El Estado de partidos ha hecho imposible una libertad política no contaminada por los tejemanejes partidistas, porque la participación ciudadana ha sido suplantada por una imaginaria voluntad popular depositada en los partidos políticos. Pero la voluntad de los ciudadanos, ni es unánime, ni se reparte por cuotas proporcionales entre partidos, ni por supuesto consiste, por mucho que hayan sido votados, en la voluntad de los políticos influidos por los grupos de interés, los lobistas profesionales y los activistas, como tampoco consiste en el consenso de intereses pautado por los partidos políticos con representación parlamentaria.
Las complejas relaciones sociales, económicas y culturales de las sociedades actuales implican más que nunca una serie de conflictos de intereses personales y colectivos que precisan de una libertad política flexible y plural, que no puede encerrarse en el estereotipado sistema de elección de uno u otro partido, para que a continuación, a través de la estructura del Estado, regulen todas las facetas de la vida pública y gran parte de la privada. Pretender que un ciudadano asuma toda la acción política de un partido es antinatural y supone negar la diversidad de la persona en sus relaciones y necesidades familiares, laborales, culturales y sociales. En definitiva, es pretender impedir la libertad política de perseguir fines diversos según las diversas esferas en que se desenvuelve la vida de una misma persona, y que en unos aspectos pueden coincidir con los de un partido y en otros, con los del partido antagónico. Porque el ciudadano no es un individuo plano, y son muy diversos los intereses y opiniones que la persona va adquiriendo en su interacción con una realidad colectiva natural, que poco tiene que ver con la realidad artificialmente diseñada por los partidos y su entramado económico-mediático.

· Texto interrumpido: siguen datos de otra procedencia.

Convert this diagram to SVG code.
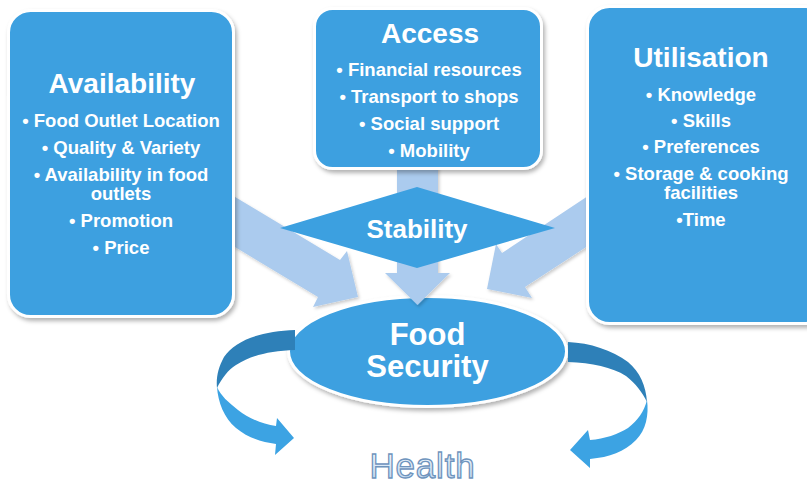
<svg xmlns="http://www.w3.org/2000/svg" width="807" height="486" viewBox="0 0 807 486">
  <defs>
    <filter id="sh" x="-10%" y="-10%" width="130%" height="130%">
      <feDropShadow dx="2" dy="3" stdDeviation="2" flood-color="#000" flood-opacity="0.3"/>
    </filter>
    <filter id="sh2" x="-10%" y="-10%" width="130%" height="130%">
      <feDropShadow dx="1.5" dy="2" stdDeviation="1.5" flood-color="#000" flood-opacity="0.2"/>
    </filter>
    <linearGradient id="hg" x1="0" y1="0" x2="0" y2="1">
      <stop offset="0" stop-color="#ffffff"/>
      <stop offset="1" stop-color="#b9d3ee"/>
    </linearGradient>
  </defs>
  <style>
    .box { fill: #3ca0e0; stroke: #ffffff; stroke-width: 3; filter: url(#sh); }
    .arr { fill: #abcbee; filter: url(#sh2); }
    .title { font-family: "Liberation Sans", Arial, sans-serif; font-weight: bold; font-size: 28px; fill: #ffffff; text-anchor: middle; }
    .item { font-family: "Liberation Sans", Arial, sans-serif; font-weight: bold; font-size: 18.5px; fill: #ffffff; text-anchor: middle; }
    .big { font-family: "Liberation Sans", Arial, sans-serif; font-weight: bold; font-size: 31px; fill: #ffffff; text-anchor: middle; }
    .dark { fill: #2e80b8; }
    .light { fill: #3ca3e3; }
  </style>

  <g id="food-security">
    <ellipse cx="427.5" cy="351.5" rx="139" ry="55" class="box"/>
    <text x="427.5" y="345" class="big">Food</text>
    <text x="427.5" y="377" class="big">Security</text>
  </g>

  <g id="connectors">
    <polygon class="arr" points="397,160 438,160 438,273 450,273 417.5,305 385,273 397,273"/>
    <polygon class="arr" points="220,188 340,260 347,251 358,297 313,307 318,297 220,238"/>
    <polygon class="arr" points="600,188 502,253 496,244 487,289 532,298 525,287 600,238"/>
    <path class="dark" d="M295,330 C262,331 235,340 224,357 C218,368 216,378 217,388 C222,378 228,370 236,365 C252,355 270,351 295,350 Z"/>
    <path class="light" d="M217,387 C218,402 224,418 236,428 C248,438 262,442 276,444 L275,455 L294,438 L277,418 L276,426 C262,424 248,418 238,410 C228,402 221,396 217,387 Z"/>
    <path class="dark" d="M568,342 C590,343 612,350 628,362 C640,372 646,386 647,402 C642,392 636,384 626,376 C612,367 592,363 568,362 Z"/>
    <path class="light" d="M647,400 C649,415 646,430 636,440 C624,452 610,457 590,459 L590,468 L570,450 L588,430 L590,440 C605,439 618,434 628,428 C638,420 644,412 647,400 Z"/>
  </g>

  <g id="availability">
    <rect x="8.5" y="10.5" width="225" height="306" rx="22" class="box"/>
    <text x="122" y="93" class="title">Availability</text>
    <text x="121" y="127" class="item">• Food Outlet Location</text>
    <text x="121" y="154" class="item">• Quality &amp; Variety</text>
    <text x="121" y="181" class="item">• Availability in food</text>
    <text x="121" y="200" class="item">outlets</text>
    <text x="121" y="227" class="item">• Promotion</text>
    <text x="121" y="254" class="item">• Price</text>
  </g>

  <g id="access">
    <rect x="314.5" y="8.5" width="227" height="160" rx="18" class="box"/>
    <text x="430" y="43" class="title">Access</text>
    <text x="429" y="76" class="item">• Financial resources</text>
    <text x="429" y="103" class="item">• Transport to shops</text>
    <text x="429" y="130" class="item">• Social support</text>
    <text x="429" y="157" class="item">• Mobility</text>
  </g>

  <g id="utilisation">
    <rect x="587.5" y="6.5" width="240" height="317" rx="22" class="box"/>
    <text x="701" y="67" class="title">Utilisation</text>
    <text x="701" y="101" class="item">• Knowledge</text>
    <text x="701" y="127" class="item">• Skills</text>
    <text x="701" y="153" class="item">• Preferences</text>
    <text x="701" y="180" class="item">• Storage &amp; cooking</text>
    <text x="701" y="199" class="item">facilities</text>
    <text x="701" y="226" class="item">•Time</text>
  </g>

  <g id="stability">
    <polygon points="280,228 417,187 555,228 417,268" fill="#3ca0e0"/>
    <text x="417" y="238" font-family="Liberation Sans, Arial, sans-serif" font-weight="bold" font-size="26" fill="#ffffff" text-anchor="middle">Stability</text>
  </g>

  <g id="health">
    <text x="422.5" y="478" font-family="Liberation Sans, Arial, sans-serif" font-size="35" fill="url(#hg)" stroke="#6f94bd" stroke-width="1.3" text-anchor="middle" letter-spacing="0.8">Health</text>
  </g>
</svg>
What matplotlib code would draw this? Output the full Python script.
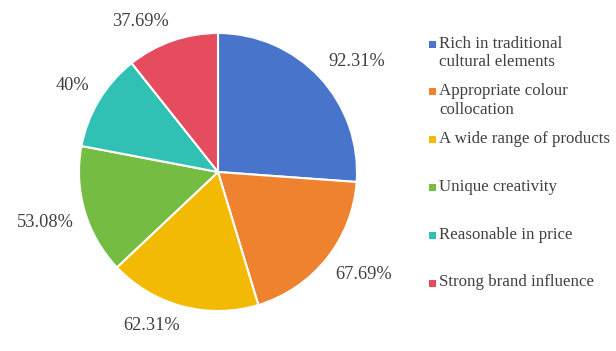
import numpy as np
import matplotlib.pyplot as plt
from matplotlib.patches import Rectangle

plt.rcParams['font.family'] = ['Liberation Serif', 'DejaVu Serif']

categories = ['Rich in traditional\ncultural elements', 'Appropriate colour\ncollocation',
              'A wide range of products', 'Unique creativity',
              'Reasonable in price', 'Strong brand influence']
values = [92.31, 67.69, 62.31, 53.08, 40, 37.69]
value_labels = ['92.31%', '67.69%', '62.31%', '53.08%', '40%', '37.69%']
colors = ['#4874CB', '#EE822F', '#F2BA02', '#75BD42', '#30C0B4', '#E54C5E']
text_color = '#404040'

W, H = 616, 351
fig = plt.figure(figsize=(W / 100, H / 100), dpi=100)

# pie centre / radius in pixels
cx, cy, r = 218, 172, 139
lim = 1.4
ax = fig.add_axes([(cx - r * lim) / W, (H - cy - r * lim) / H, 2 * r * lim / W, 2 * r * lim / H])

wedges, _ = ax.pie(values, colors=colors, startangle=90, counterclock=False,
                   wedgeprops=dict(edgecolor='white', linewidth=1.5))

# labels just outside each wedge, anchored at the corner nearest the pie
for w, lab in zip(wedges, value_labels):
    ang = np.deg2rad((w.theta1 + w.theta2) / 2)
    x, y = 1.08 * np.cos(ang), 1.08 * np.sin(ang)
    ax.text(x, y, lab, ha='left' if x > 0 else 'right',
            va='bottom' if y > 0 else 'top', fontsize=13.2, color=text_color)

ax.set_xlim(-lim, lim)
ax.set_ylim(-lim, lim)
ax.set_aspect('equal')
ax.axis('off')

# legend drawn by hand
legend_x = 432
legend_y0 = 44
legend_step = 47.8
for i, (lab, col) in enumerate(zip(categories, colors)):
    y = legend_y0 + i * legend_step
    fig.patches.append(Rectangle(((legend_x - 3.5) / W, (H - y - 3.5) / H), 7 / W, 7 / H,
                                 transform=fig.transFigure, facecolor=col, edgecolor='none'))
    fig.text((legend_x + 7) / W, (H - y + 8.5) / H, lab, ha='left', va='top',
             fontsize=12.2, color=text_color, linespacing=1.2)

fig.savefig('out.png', dpi=100, facecolor='white')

Si la modernidad ha desembocado en que acabemos siendo súbditos de los partidos en vez de un monarca absoluto, va siendo hora de pensar como satisfacer el ideal de la participación colectiva en las tareas políticas, desembarazándonos de estos costosos e insatisfactorios intermediarios que han convertido al ciudadano en un instrumento de sus luchas por el poder, en vez del protagonista del sistema democrático. Se trata de sustituir unas organizaciones sufragistas que son ajenas e indiferentes a la dimensión personal del elector, por un sistema de participación conectado íntimamente al concepto clásico de ciudadanía. Un sistema basado en el arraigo de la persona en la sociedad, no como fragmento anónimo de un colectivo masificado que paga impuestos y vota cada x años, sino como miembro activo de una comunidad en la que debe colaborar para satisfacer sus intereses particulares a la vez que el bien común, ejercitando su libertad política a través de representantes que no usurpen la voluntad soberana del pueblo y sean elegidos en el ámbito de la amplia y plural diversidad de colectivos en que se articula la sociedad y no en el monolítico seno de un partido.